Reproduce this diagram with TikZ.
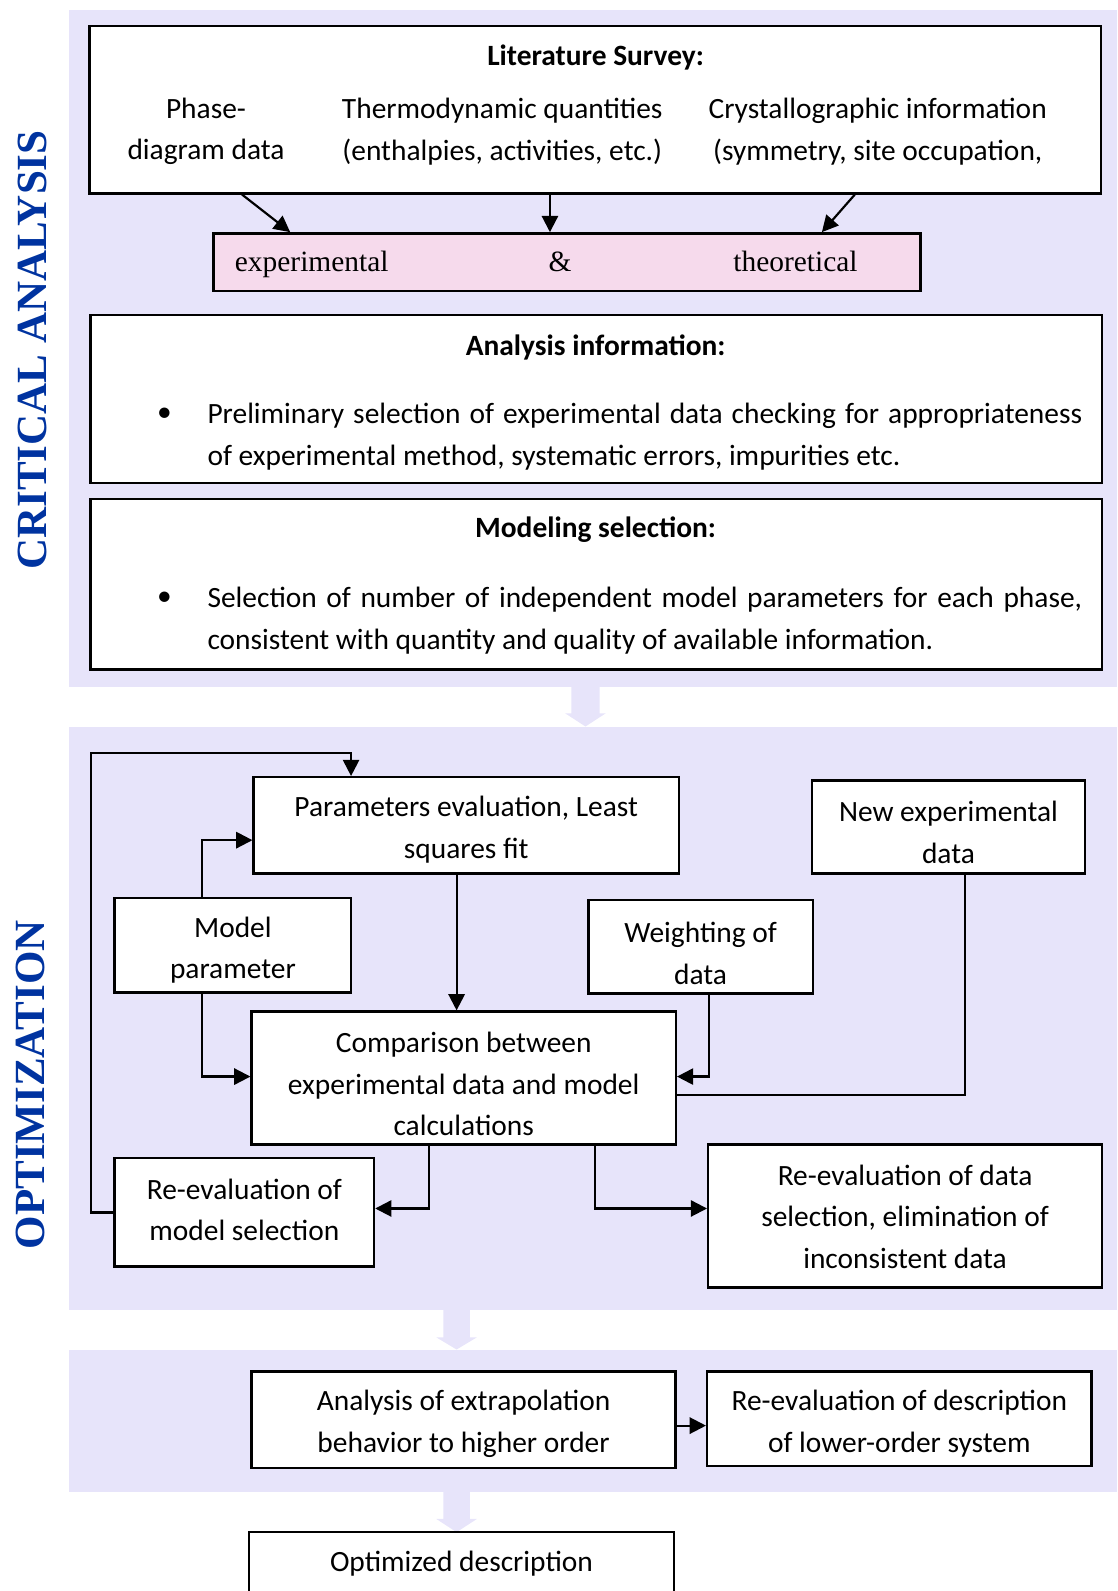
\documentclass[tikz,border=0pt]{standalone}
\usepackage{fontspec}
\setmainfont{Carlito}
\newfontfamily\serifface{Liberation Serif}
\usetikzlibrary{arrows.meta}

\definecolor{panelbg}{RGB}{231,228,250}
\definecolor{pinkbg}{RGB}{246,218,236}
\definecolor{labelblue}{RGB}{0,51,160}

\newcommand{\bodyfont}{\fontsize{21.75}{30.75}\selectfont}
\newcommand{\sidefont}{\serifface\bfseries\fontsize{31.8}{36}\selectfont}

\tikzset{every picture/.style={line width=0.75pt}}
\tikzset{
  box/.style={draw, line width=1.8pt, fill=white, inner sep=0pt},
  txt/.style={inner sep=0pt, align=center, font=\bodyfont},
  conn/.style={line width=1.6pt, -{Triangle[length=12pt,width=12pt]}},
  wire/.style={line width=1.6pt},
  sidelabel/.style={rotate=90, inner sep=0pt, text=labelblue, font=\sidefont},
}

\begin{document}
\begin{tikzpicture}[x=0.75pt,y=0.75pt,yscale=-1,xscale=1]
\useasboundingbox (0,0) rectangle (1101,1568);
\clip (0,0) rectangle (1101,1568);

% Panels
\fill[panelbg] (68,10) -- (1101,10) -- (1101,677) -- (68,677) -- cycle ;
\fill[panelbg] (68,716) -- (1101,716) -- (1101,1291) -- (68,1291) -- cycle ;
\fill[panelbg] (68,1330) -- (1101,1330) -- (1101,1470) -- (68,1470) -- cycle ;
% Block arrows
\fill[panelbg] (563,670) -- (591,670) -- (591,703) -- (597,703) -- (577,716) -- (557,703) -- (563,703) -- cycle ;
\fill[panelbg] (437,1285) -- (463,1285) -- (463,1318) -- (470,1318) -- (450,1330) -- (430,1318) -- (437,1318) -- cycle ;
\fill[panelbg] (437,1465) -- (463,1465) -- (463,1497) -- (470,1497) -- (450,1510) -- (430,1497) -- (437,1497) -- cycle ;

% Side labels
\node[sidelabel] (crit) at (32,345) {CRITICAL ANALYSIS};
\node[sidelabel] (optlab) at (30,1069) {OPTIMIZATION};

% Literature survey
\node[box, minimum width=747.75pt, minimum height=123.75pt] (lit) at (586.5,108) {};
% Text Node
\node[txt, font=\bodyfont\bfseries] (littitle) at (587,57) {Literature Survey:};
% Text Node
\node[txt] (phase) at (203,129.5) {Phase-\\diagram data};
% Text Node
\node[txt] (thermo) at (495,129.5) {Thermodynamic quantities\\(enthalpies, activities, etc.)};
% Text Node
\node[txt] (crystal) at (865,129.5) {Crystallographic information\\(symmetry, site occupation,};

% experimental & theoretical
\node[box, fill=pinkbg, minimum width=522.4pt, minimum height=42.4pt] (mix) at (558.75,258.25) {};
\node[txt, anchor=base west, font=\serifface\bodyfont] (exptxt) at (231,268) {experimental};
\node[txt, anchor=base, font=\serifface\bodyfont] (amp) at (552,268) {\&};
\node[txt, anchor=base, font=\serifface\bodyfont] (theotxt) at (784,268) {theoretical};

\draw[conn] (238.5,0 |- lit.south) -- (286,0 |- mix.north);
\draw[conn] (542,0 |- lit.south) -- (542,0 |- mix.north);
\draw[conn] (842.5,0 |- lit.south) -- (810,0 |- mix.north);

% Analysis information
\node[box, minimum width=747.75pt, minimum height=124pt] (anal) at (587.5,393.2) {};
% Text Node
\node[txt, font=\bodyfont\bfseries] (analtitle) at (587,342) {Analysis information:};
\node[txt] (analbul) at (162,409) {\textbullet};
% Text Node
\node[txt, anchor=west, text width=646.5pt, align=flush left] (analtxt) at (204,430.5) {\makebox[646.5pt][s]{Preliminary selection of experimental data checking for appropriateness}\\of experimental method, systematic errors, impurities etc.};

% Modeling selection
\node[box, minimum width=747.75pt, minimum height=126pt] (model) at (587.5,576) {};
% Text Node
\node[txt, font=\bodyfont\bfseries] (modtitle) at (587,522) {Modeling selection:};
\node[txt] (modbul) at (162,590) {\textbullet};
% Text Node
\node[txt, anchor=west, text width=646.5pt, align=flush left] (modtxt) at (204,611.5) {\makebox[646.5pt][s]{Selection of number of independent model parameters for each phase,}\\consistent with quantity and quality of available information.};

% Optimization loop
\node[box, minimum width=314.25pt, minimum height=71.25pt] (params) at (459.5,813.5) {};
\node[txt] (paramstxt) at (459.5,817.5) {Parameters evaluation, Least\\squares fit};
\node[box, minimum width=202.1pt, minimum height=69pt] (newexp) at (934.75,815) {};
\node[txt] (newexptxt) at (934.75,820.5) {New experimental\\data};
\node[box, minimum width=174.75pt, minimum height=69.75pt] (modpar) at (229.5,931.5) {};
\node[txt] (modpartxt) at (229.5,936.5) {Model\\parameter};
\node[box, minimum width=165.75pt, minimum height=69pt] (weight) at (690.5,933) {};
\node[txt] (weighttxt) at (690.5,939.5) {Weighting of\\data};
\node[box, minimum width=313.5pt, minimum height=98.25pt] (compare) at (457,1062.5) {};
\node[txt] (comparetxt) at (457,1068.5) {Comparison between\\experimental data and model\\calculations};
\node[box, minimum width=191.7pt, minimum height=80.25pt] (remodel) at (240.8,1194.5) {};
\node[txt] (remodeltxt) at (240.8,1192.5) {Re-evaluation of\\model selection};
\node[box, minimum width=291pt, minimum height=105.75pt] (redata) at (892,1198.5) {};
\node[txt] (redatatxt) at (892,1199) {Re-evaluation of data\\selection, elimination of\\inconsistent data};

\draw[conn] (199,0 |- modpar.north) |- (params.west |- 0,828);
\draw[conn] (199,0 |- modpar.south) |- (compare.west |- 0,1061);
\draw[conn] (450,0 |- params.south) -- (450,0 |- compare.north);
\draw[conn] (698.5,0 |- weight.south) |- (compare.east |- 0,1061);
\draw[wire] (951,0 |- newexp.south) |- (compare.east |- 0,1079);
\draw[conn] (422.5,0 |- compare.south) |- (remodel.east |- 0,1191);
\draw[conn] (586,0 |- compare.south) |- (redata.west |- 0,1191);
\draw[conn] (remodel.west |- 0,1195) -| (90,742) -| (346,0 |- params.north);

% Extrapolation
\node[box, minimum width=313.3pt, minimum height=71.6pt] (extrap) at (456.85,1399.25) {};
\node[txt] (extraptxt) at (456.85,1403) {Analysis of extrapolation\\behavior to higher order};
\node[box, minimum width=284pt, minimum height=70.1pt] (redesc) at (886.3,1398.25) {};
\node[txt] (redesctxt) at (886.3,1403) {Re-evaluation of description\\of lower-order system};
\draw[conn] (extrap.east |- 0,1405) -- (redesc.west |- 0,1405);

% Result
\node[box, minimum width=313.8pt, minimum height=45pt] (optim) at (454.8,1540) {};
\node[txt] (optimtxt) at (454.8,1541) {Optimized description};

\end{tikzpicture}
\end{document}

Task instructions: Return every line above in which the string "with" occurs.

Response below:
Reproduce this diagram with TikZ.
\node[txt, anchor=west, text width=646.5pt, align=flush left] (modtxt) at (204,611.5) {\makebox[646.5pt][s]{Selection of number of independent model parameters for each phase,}\\consistent with quantity and quality of available information.};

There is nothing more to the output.